With the holiday season around the corner, many Asian Pacific American families are anxiously awaiting the annual gathering of close friends and family.
“We use this time to catch up, talk about things and just enjoy each other’s company as a family, which usually involves good food and good atmosphere,” said freshman bioengineering major Charles Liu.
Liu said much of his family is still in Shanghai, but his immediate family indulges in traditional Chinese food such as zhong-zhi (sticky rice wrapped in large banana leaves), tang yuan (sticky riceballs with bean paste) and moo-shu (pork chop meat and scrambled eggs stir fried in sesame oil, mushrooms and day lily buds) for Thanksgiving and Christmas meals.
Unlike Liu’s family, Christopher Quach, a freshman sociology major, whose family is Vietnamese, has religious as well as cultural traditions that he and his family follow.
During Thanksgiving and Christmas, Quach and his family weave their Buddhist traditions and beliefs into their celebrations.
“My aunt and uncle have a Buddhist altar with a shrine to our ancestors that we all worship and offer food to every time the holidays come around,” Quach said.
Nikhil Mathur, the freshman executive for the Indian Students Association, shared some of the Indian American traditions that take place during this time of year.
“The concept of family is huge in the Indian culture, so getting together with all of your family and eating a lot of homemade food is perfect for us,” he said.
He explained how his family celebrates Thanksgiving the same way most Americans do, but that his family also includes traditional Indian food and performs Hindu prayers before eating to give thanks.
Sweets, according to freshman bioengineering major Priyanka Jayanti, are exchanged among Indian-American families during the New Year to signify the “sweet” things in life.
“During Indian holidays, sweets are a really big deal,” Jayanti said. “People usually make a lot and distribute them among their friends and family.
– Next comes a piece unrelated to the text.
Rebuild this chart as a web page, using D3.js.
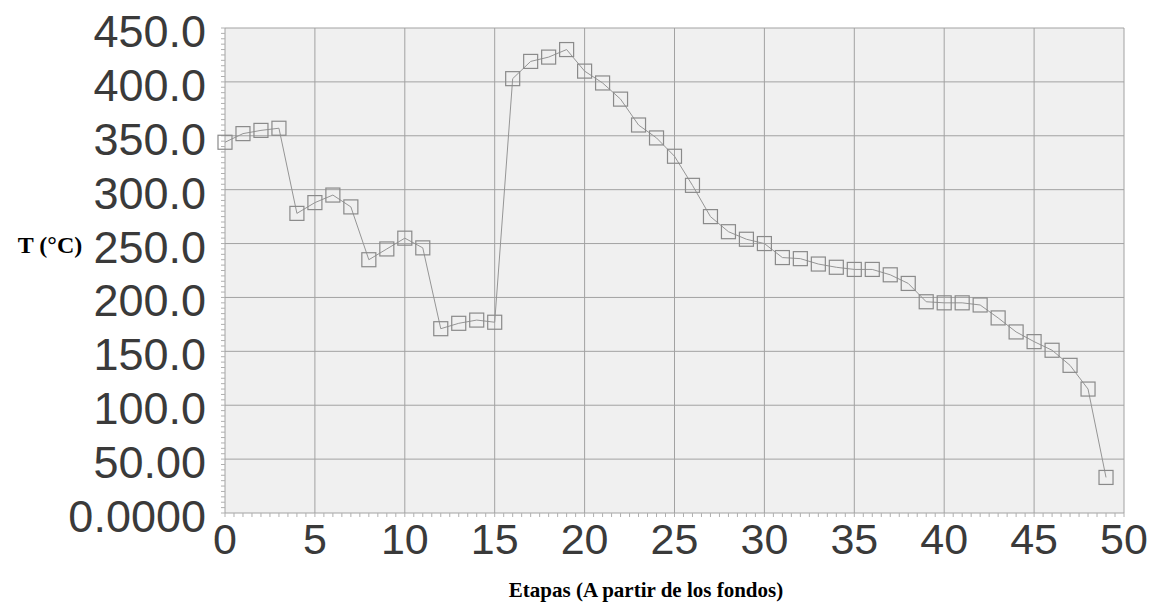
<!DOCTYPE html>
<html>
<head>
<meta charset="utf-8">
<script src="https://cdn.jsdelivr.net/npm/d3@7"></script>
<style>
  body { margin: 0; background: #fff; }
  svg { display: block; }
</style>
</head>
<body>
<div id="chart"></div>
<script>
// Temperature profile along the column stages
const stages = d3.range(0, 50);
const temps = [
  344, 352, 355, 357, 278, 288, 295, 284, 235, 245,
  255, 246, 171, 176, 179, 177, 403, 419, 423, 430,
  410, 399, 384, 360, 348, 331, 304, 275, 261, 254,
  250, 237, 236, 231, 228, 226, 226, 221, 213, 196,
  195, 195, 193, 181, 168, 159, 151, 137, 115, 33
];
const xTicks = [0, 5, 10, 15, 20, 25, 30, 35, 40, 45, 50];
const yTicks = [0, 50, 100, 150, 200, 250, 300, 350, 400, 450];
const yTickLabels = ["0.0000", "50.00", "100.0", "150.0", "200.0", "250.0", "300.0", "350.0", "400.0", "450.0"];

const width = 1156, height = 613;
const margin = { left: 225, right: 32, top: 28, bottom: 100 };
const innerW = width - margin.left - margin.right;
const innerH = height - margin.top - margin.bottom;

const svg = d3.select('#chart')
    .append('svg')
    .attr('width', width)
    .attr('height', height);

const x = d3.scaleLinear().domain([0, 50]).range([margin.left, margin.left + innerW]);
const y = d3.scaleLinear().domain([0, 450]).range([margin.top + innerH, margin.top]);

// plot background
svg.append('rect')
    .attr('x', x(0)).attr('y', y(450))
    .attr('width', innerW).attr('height', innerH)
    .attr('fill', '#f0f0f0');

// grid
const grid = svg.append('g').attr('stroke', '#a2a2a2').attr('stroke-width', 1);
grid.selectAll('line.v')
    .data(xTicks)
    .enter().append('line')
    .attr('x1', d => x(d)).attr('x2', d => x(d))
    .attr('y1', y(0)).attr('y2', y(450));
grid.selectAll('line.h')
    .data(yTicks)
    .enter().append('line')
    .attr('x1', x(0)).attr('x2', x(50))
    .attr('y1', d => y(d)).attr('y2', d => y(d));

// minor ticks
const minor = svg.append('g').attr('stroke', '#b0b0b0').attr('stroke-width', 1);
minor.selectAll('line.mx')
    .data(d3.range(0, 50.01, 0.5))
    .enter().append('line')
    .attr('x1', d => x(d)).attr('x2', d => x(d))
    .attr('y1', y(0)).attr('y2', y(0) + 4);
minor.selectAll('line.my')
    .data(d3.range(0, 450.01, 5))
    .enter().append('line')
    .attr('x1', x(0) - 4).attr('x2', x(0))
    .attr('y1', d => y(d)).attr('y2', d => y(d));

// tick labels
svg.append('g')
    .selectAll('text')
    .data(yTicks)
    .enter().append('text')
    .attr('x', 206)
    .attr('y', d => y(d) + 19)
    .attr('text-anchor', 'end')
    .style('font-family', '"Liberation Sans", Arial, sans-serif')
    .style('font-size', '45px')
    .style('fill', '#3a3a3a')
    .text((d, i) => yTickLabels[i]);

svg.append('g')
    .selectAll('text')
    .data(xTicks)
    .enter().append('text')
    .attr('x', d => x(d))
    .attr('y', y(0) + 41)
    .attr('text-anchor', 'middle')
    .style('font-family', '"Liberation Sans", Arial, sans-serif')
    .style('font-size', '43px')
    .style('fill', '#3a3a3a')
    .text(d => d);

// axis titles
svg.append('text')
    .attr('x', 50).attr('y', 253)
    .attr('text-anchor', 'middle')
    .style('font-family', '"Liberation Serif", "Times New Roman", serif')
    .style('font-weight', 'bold')
    .style('font-size', '24px')
    .text('T (°C)');

svg.append('text')
    .attr('x', 646).attr('y', 597)
    .attr('text-anchor', 'middle')
    .style('font-family', '"Liberation Serif", "Times New Roman", serif')
    .style('font-weight', 'bold')
    .style('font-size', '21px')
    .text('Etapas (A partir de los fondos)');

// series line
const points = stages.map((s, i) => ({ s: s, t: temps[i] }));
const line = d3.line()
    .x(d => x(d.s))
    .y(d => y(d.t));

svg.append('path')
    .datum(points)
    .attr('d', line)
    .attr('fill', 'none')
    .attr('stroke', '#959595')
    .attr('stroke-width', 1);

// square markers
const sz = 14;
svg.append('g')
    .selectAll('rect')
    .data(points)
    .enter().append('rect')
    .attr('x', d => x(d.s) - sz / 2)
    .attr('y', d => y(d.t) - sz / 2)
    .attr('width', sz).attr('height', sz)
    .attr('fill', 'none')
    .attr('stroke', '#8a8a8a')
    .attr('stroke-width', 1.2);
</script>
</body>
</html>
And they get some back too.”
These include gulab jamun, deep fried dough soaked in a sugary syrup, and jalebi, deep fried batter in a pretzel or circular shape soaked in syrup.
Mathur and his family also celebrate Diwali, which is the Hindu New Year, also known as the Festival of Lights. It is a holiday that celebrates the triumph of good over evil.
“We do our prayers and then we turn on as many lights as we can in our homes, which is supposed to attract blessings from God,” Mathur said. “We also light candles, known as ‘diyas,’ and put them around the house.”
Diwali is a big celebration that includes setting off fire crackers and getting together with family and friends. Mathur’s family also celebrates the American New Year with a large party of family, friends, food and dancing.
Although Thanksgiving, Christmas and the New Year are viewed as American holidays, many people of diverse cultural and religious backgrounds celebrate them. Each celebration varies depending on the culture, religion or household, but it’s the tradition of celebrating that ultimately brings everyone together.